• _Stated goal_
Will you repeat only the lines from the one with "Output the LaTeX" through the one with "(a3) at (425,91)", both included, leaving every picture out?

*** Given data ***

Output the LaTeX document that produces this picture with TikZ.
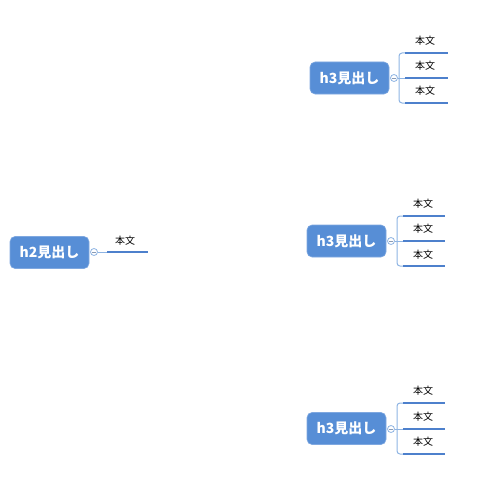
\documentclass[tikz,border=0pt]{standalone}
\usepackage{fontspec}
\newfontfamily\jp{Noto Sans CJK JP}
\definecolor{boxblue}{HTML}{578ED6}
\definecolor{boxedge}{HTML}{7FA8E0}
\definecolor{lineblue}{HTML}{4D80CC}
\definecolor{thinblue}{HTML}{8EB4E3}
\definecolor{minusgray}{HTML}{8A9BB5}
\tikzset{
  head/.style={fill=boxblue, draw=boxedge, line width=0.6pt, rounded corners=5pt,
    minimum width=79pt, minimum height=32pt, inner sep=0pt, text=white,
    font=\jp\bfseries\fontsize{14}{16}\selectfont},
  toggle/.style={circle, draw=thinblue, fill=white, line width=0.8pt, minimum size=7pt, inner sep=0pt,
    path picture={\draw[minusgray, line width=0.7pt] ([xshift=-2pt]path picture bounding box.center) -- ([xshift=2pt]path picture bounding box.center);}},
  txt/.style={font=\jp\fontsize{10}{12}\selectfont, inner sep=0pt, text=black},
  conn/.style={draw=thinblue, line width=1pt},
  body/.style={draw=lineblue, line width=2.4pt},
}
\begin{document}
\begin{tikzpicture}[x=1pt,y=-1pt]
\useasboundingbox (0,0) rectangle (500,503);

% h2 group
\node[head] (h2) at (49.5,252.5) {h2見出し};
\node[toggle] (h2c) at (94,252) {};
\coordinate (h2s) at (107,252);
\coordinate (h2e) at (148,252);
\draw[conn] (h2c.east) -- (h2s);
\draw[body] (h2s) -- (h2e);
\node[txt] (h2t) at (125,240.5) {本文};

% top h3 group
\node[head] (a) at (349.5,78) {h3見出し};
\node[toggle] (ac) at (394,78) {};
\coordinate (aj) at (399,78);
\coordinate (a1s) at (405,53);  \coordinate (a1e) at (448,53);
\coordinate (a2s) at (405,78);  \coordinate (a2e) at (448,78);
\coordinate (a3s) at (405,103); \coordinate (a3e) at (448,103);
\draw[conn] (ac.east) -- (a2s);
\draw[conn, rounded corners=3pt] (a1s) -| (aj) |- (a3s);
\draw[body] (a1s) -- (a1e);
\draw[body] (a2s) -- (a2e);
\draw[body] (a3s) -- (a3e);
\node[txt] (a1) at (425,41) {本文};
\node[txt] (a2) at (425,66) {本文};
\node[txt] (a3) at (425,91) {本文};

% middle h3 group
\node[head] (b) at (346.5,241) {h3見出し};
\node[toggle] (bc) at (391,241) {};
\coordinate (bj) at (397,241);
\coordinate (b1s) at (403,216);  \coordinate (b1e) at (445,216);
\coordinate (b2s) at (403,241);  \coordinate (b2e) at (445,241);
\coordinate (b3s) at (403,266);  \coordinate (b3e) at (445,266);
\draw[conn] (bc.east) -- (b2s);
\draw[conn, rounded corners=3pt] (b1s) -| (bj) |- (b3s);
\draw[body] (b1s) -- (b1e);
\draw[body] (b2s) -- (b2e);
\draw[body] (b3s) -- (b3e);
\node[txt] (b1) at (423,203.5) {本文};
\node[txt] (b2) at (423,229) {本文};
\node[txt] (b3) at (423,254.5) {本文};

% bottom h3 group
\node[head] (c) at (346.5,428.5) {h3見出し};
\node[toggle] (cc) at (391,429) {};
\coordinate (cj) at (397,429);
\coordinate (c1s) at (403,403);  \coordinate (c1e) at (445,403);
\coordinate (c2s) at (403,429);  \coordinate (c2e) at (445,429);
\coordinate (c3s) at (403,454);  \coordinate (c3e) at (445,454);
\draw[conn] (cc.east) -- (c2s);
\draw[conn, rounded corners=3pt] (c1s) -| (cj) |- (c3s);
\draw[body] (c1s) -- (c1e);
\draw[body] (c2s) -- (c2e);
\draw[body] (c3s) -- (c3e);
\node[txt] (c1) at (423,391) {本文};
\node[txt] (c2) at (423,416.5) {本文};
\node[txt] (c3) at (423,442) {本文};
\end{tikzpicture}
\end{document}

***
*** Given data ***

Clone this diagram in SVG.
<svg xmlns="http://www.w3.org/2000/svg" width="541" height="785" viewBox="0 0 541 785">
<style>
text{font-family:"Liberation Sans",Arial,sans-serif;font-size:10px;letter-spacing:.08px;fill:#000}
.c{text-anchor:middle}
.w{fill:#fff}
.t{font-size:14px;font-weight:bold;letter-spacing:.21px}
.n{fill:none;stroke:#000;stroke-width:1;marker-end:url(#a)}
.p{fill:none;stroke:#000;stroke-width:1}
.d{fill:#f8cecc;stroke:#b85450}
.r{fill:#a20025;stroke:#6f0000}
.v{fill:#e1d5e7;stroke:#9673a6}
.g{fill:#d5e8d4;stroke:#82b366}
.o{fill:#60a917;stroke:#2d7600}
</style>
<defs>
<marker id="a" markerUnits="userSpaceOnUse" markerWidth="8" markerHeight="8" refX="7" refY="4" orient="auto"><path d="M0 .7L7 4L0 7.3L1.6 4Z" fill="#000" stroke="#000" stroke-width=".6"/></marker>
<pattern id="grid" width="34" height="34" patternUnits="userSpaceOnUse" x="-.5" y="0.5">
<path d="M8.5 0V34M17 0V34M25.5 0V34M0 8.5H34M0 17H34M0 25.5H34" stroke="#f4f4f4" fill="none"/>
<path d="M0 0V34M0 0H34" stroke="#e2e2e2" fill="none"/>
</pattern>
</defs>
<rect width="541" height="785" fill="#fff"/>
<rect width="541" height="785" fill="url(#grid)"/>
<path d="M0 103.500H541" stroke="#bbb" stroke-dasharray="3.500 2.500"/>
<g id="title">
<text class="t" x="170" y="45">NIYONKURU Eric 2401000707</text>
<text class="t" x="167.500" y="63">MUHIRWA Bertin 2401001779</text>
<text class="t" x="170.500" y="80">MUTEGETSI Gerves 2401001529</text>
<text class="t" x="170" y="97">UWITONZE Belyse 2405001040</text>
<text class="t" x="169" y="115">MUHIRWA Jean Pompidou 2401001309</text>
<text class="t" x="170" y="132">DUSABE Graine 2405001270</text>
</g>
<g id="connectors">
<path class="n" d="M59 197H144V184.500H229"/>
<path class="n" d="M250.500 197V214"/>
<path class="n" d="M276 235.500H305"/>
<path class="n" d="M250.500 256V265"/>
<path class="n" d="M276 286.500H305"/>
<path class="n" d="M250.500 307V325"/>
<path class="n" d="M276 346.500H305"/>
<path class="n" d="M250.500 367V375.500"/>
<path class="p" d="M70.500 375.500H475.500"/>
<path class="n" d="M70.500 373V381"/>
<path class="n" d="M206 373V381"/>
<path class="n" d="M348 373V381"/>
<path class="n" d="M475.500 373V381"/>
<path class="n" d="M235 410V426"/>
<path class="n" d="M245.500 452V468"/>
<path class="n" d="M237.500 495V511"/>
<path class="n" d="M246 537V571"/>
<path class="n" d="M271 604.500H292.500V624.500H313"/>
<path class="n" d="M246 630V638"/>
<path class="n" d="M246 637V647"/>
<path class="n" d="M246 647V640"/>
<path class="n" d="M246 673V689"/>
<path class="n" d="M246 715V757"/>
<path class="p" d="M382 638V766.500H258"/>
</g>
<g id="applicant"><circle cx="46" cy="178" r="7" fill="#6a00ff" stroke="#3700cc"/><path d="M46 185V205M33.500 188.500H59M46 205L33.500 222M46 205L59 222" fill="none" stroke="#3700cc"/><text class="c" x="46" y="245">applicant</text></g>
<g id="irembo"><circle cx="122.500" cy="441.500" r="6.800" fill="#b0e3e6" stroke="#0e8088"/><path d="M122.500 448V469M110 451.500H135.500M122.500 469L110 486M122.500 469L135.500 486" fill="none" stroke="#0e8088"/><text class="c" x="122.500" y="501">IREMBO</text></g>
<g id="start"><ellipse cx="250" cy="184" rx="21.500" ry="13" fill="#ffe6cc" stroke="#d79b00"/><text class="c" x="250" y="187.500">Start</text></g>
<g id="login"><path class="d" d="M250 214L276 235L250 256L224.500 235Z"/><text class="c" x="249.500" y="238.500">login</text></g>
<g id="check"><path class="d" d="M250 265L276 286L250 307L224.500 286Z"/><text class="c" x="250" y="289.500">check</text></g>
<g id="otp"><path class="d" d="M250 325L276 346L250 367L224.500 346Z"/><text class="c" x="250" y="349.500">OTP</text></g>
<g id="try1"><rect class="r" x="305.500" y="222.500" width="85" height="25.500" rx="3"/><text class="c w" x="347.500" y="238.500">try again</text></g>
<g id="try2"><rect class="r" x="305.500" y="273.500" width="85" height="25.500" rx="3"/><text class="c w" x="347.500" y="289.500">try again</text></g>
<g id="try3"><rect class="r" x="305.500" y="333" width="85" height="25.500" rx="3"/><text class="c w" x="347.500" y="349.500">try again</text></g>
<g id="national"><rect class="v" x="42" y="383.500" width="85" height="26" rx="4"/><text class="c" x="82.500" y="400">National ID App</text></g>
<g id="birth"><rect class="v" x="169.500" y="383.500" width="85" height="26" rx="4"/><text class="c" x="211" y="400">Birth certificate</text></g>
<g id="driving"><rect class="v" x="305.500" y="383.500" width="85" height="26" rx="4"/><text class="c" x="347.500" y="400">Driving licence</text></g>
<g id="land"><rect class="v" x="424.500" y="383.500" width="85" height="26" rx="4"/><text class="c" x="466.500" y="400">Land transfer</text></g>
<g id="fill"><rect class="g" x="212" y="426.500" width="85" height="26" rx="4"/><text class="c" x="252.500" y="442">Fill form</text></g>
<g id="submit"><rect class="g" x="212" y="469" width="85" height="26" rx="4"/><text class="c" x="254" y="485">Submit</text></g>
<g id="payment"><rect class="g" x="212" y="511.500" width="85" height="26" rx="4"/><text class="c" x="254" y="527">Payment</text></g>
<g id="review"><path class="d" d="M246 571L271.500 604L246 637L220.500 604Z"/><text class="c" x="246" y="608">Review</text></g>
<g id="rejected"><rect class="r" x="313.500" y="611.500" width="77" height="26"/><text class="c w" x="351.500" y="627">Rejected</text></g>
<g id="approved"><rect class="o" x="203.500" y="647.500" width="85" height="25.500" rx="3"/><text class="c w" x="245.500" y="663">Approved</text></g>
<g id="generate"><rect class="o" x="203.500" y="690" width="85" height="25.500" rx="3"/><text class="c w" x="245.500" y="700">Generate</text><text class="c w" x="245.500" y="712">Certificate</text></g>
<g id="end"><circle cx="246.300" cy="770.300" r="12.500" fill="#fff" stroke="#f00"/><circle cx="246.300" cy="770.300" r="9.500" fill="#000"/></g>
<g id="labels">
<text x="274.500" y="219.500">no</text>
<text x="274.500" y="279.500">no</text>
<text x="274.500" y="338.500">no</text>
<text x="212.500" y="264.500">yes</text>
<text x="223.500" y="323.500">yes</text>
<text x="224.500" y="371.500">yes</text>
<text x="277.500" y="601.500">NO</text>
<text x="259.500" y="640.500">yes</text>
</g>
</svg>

***

• _Full solution_
Output the LaTeX document that produces this picture with TikZ.
\documentclass[tikz,border=0pt]{standalone}
\usepackage{fontspec}
\newfontfamily\jp{Noto Sans CJK JP}
\definecolor{boxblue}{HTML}{578ED6}
\definecolor{boxedge}{HTML}{7FA8E0}
\definecolor{lineblue}{HTML}{4D80CC}
\definecolor{thinblue}{HTML}{8EB4E3}
\definecolor{minusgray}{HTML}{8A9BB5}
\tikzset{
  head/.style={fill=boxblue, draw=boxedge, line width=0.6pt, rounded corners=5pt,
    minimum width=79pt, minimum height=32pt, inner sep=0pt, text=white,
    font=\jp\bfseries\fontsize{14}{16}\selectfont},
  toggle/.style={circle, draw=thinblue, fill=white, line width=0.8pt, minimum size=7pt, inner sep=0pt,
    path picture={\draw[minusgray, line width=0.7pt] ([xshift=-2pt]path picture bounding box.center) -- ([xshift=2pt]path picture bounding box.center);}},
  txt/.style={font=\jp\fontsize{10}{12}\selectfont, inner sep=0pt, text=black},
  conn/.style={draw=thinblue, line width=1pt},
  body/.style={draw=lineblue, line width=2.4pt},
}
\begin{document}
\begin{tikzpicture}[x=1pt,y=-1pt]
\useasboundingbox (0,0) rectangle (500,503);

% h2 group
\node[head] (h2) at (49.5,252.5) {h2見出し};
\node[toggle] (h2c) at (94,252) {};
\coordinate (h2s) at (107,252);
\coordinate (h2e) at (148,252);
\draw[conn] (h2c.east) -- (h2s);
\draw[body] (h2s) -- (h2e);
\node[txt] (h2t) at (125,240.5) {本文};

% top h3 group
\node[head] (a) at (349.5,78) {h3見出し};
\node[toggle] (ac) at (394,78) {};
\coordinate (aj) at (399,78);
\coordinate (a1s) at (405,53);  \coordinate (a1e) at (448,53);
\coordinate (a2s) at (405,78);  \coordinate (a2e) at (448,78);
\coordinate (a3s) at (405,103); \coordinate (a3e) at (448,103);
\draw[conn] (ac.east) -- (a2s);
\draw[conn, rounded corners=3pt] (a1s) -| (aj) |- (a3s);
\draw[body] (a1s) -- (a1e);
\draw[body] (a2s) -- (a2e);
\draw[body] (a3s) -- (a3e);
\node[txt] (a1) at (425,41) {本文};
\node[txt] (a2) at (425,66) {本文};
\node[txt] (a3) at (425,91) {本文};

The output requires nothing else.